Information shown >>
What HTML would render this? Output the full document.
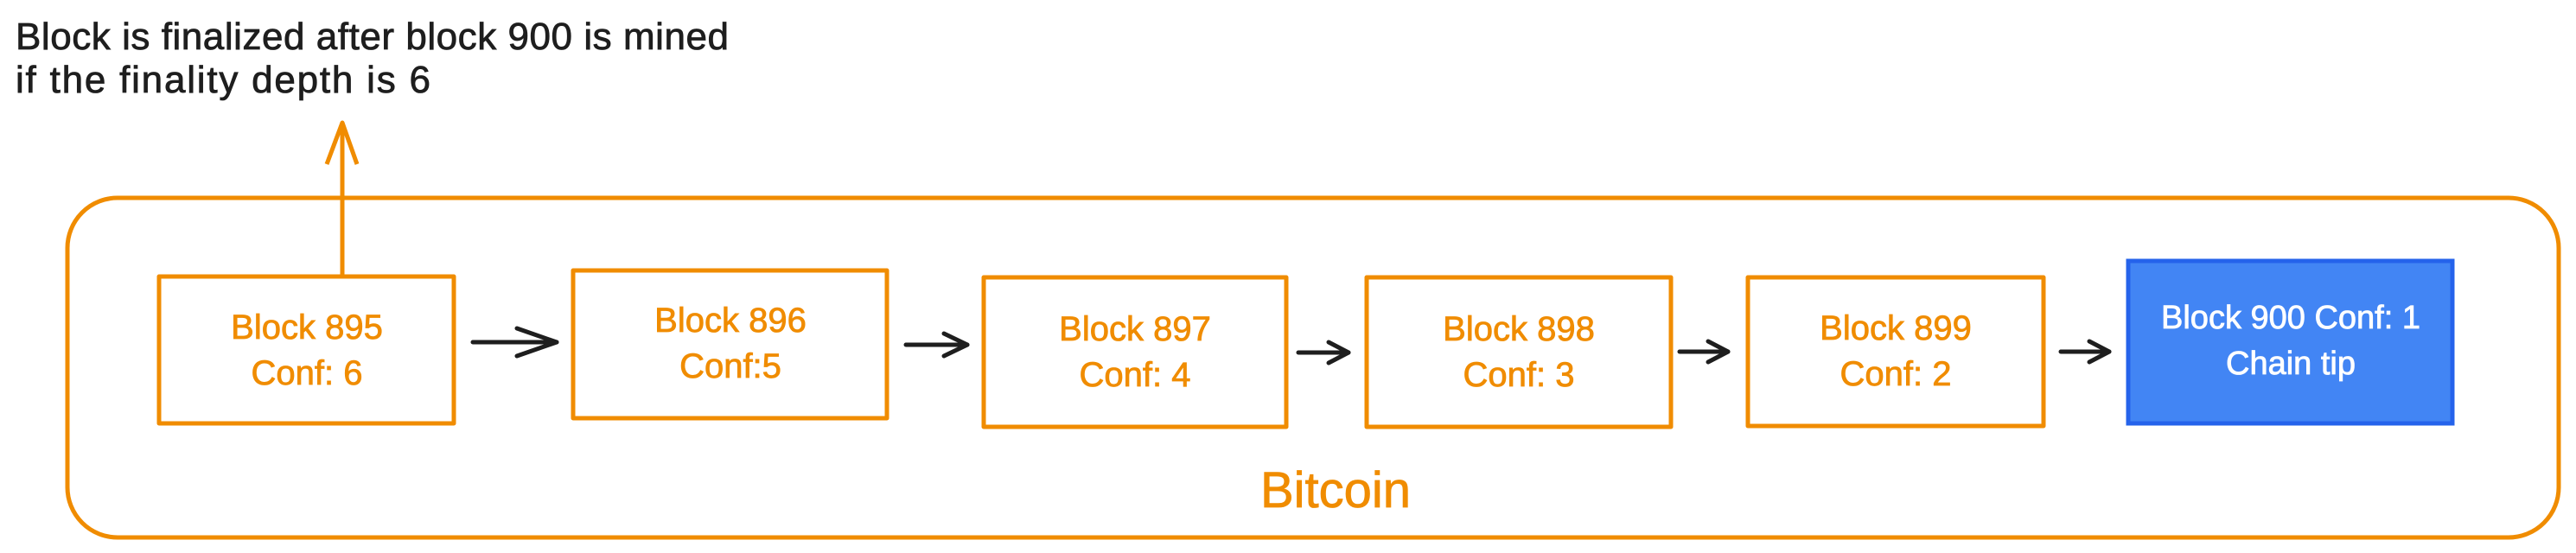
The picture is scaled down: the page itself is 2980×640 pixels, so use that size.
<!DOCTYPE html>
<html><head><meta charset="utf-8"><style>
html,body{margin:0;padding:0;background:#fff;width:2980px;height:640px;overflow:hidden}
svg{display:block}
text{font-family:"Liberation Sans",sans-serif}
</style></head><body>
<svg width="2980" height="640" viewBox="0 0 2980 640" xmlns="http://www.w3.org/2000/svg">
<g fill="none" stroke="#f08c00" stroke-width="5" stroke-linejoin="round">
<rect x="78" y="229" width="2882" height="393" rx="58"/>
<rect x="184" y="320" width="341" height="170"/>
<rect x="663" y="313" width="363" height="171"/>
<rect x="1138" y="321" width="350" height="173"/>
<rect x="1581" y="321" width="352" height="173"/>
<rect x="2022" y="321" width="342" height="172"/>
<line x1="396" y1="320" x2="396" y2="145"/>
<polyline points="378,190 396,142 413,190"/>
</g>
<rect x="2462" y="302" width="375" height="188" fill="#4285f4" stroke="#2563eb" stroke-width="5"/>
<g fill="none" stroke="#1e1e1e" stroke-width="5" stroke-linecap="round" stroke-linejoin="round">
<line x1="547" y1="396" x2="644" y2="396"/><polyline points="598,380 644,396 598,412"/>
<line x1="1048" y1="399" x2="1119" y2="399"/><polyline points="1092,386 1119,399 1092,412"/>
<line x1="1502" y1="408" x2="1560" y2="408"/><polyline points="1537,396 1560,408 1537,420"/>
<line x1="1943" y1="407" x2="1999" y2="407"/><polyline points="1976,395 1999,407 1976,419"/>
<line x1="2384" y1="407" x2="2440" y2="407"/><polyline points="2417,395 2440,407 2417,419"/>
</g>
<g fill="#1e1e1e" font-size="44" stroke="#1e1e1e" stroke-width="0.8">
<text x="18" y="57" textLength="825">Block is finalized after block 900 is mined</text>
<text x="18" y="107" textLength="480">if the finality depth is 6</text>
</g>
<g fill="#f08c00" font-size="40" text-anchor="middle" stroke="#f08c00" stroke-width="0.8">
<text x="355" y="392">Block 895</text><text x="355" y="445">Conf: 6</text>
<text x="845" y="384">Block 896</text><text x="845" y="437">Conf:5</text>
<text x="1313" y="394">Block 897</text><text x="1313" y="447">Conf: 4</text>
<text x="1757" y="394">Block 898</text><text x="1757" y="447">Conf: 3</text>
<text x="2193" y="393">Block 899</text><text x="2193" y="446">Conf: 2</text>
<text x="1545" y="587" font-size="58">Bitcoin</text>
</g>
<g fill="#ffffff" font-size="38" text-anchor="middle" stroke="#ffffff" stroke-width="0.8">
<text x="2650" y="380">Block 900 Conf: 1</text>
<text x="2650" y="433">Chain tip</text>
</g>
</svg>
</body></html>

What you need to do >> Transcribe the full listing above exactly, with the images removed.

Response to this task >>
What HTML would render this? Output the full document.
The picture is scaled down: the page itself is 2980×640 pixels, so use that size.
<!DOCTYPE html>
<html><head><meta charset="utf-8"><style>
html,body{margin:0;padding:0;background:#fff;width:2980px;height:640px;overflow:hidden}
svg{display:block}
text{font-family:"Liberation Sans",sans-serif}
</style></head><body>
<svg width="2980" height="640" viewBox="0 0 2980 640" xmlns="http://www.w3.org/2000/svg">
<g fill="none" stroke="#f08c00" stroke-width="5" stroke-linejoin="round">
<rect x="78" y="229" width="2882" height="393" rx="58"/>
<rect x="184" y="320" width="341" height="170"/>
<rect x="663" y="313" width="363" height="171"/>
<rect x="1138" y="321" width="350" height="173"/>
<rect x="1581" y="321" width="352" height="173"/>
<rect x="2022" y="321" width="342" height="172"/>
<line x1="396" y1="320" x2="396" y2="145"/>
<polyline points="378,190 396,142 413,190"/>
</g>
<rect x="2462" y="302" width="375" height="188" fill="#4285f4" stroke="#2563eb" stroke-width="5"/>
<g fill="none" stroke="#1e1e1e" stroke-width="5" stroke-linecap="round" stroke-linejoin="round">
<line x1="547" y1="396" x2="644" y2="396"/><polyline points="598,380 644,396 598,412"/>
<line x1="1048" y1="399" x2="1119" y2="399"/><polyline points="1092,386 1119,399 1092,412"/>
<line x1="1502" y1="408" x2="1560" y2="408"/><polyline points="1537,396 1560,408 1537,420"/>
<line x1="1943" y1="407" x2="1999" y2="407"/><polyline points="1976,395 1999,407 1976,419"/>
<line x1="2384" y1="407" x2="2440" y2="407"/><polyline points="2417,395 2440,407 2417,419"/>
</g>
<g fill="#1e1e1e" font-size="44" stroke="#1e1e1e" stroke-width="0.8">
<text x="18" y="57" textLength="825">Block is finalized after block 900 is mined</text>
<text x="18" y="107" textLength="480">if the finality depth is 6</text>
</g>
<g fill="#f08c00" font-size="40" text-anchor="middle" stroke="#f08c00" stroke-width="0.8">
<text x="355" y="392">Block 895</text><text x="355" y="445">Conf: 6</text>
<text x="845" y="384">Block 896</text><text x="845" y="437">Conf:5</text>
<text x="1313" y="394">Block 897</text><text x="1313" y="447">Conf: 4</text>
<text x="1757" y="394">Block 898</text><text x="1757" y="447">Conf: 3</text>
<text x="2193" y="393">Block 899</text><text x="2193" y="446">Conf: 2</text>
<text x="1545" y="587" font-size="58">Bitcoin</text>
</g>
<g fill="#ffffff" font-size="38" text-anchor="middle" stroke="#ffffff" stroke-width="0.8">
<text x="2650" y="380">Block 900 Conf: 1</text>
<text x="2650" y="433">Chain tip</text>
</g>
</svg>
</body></html>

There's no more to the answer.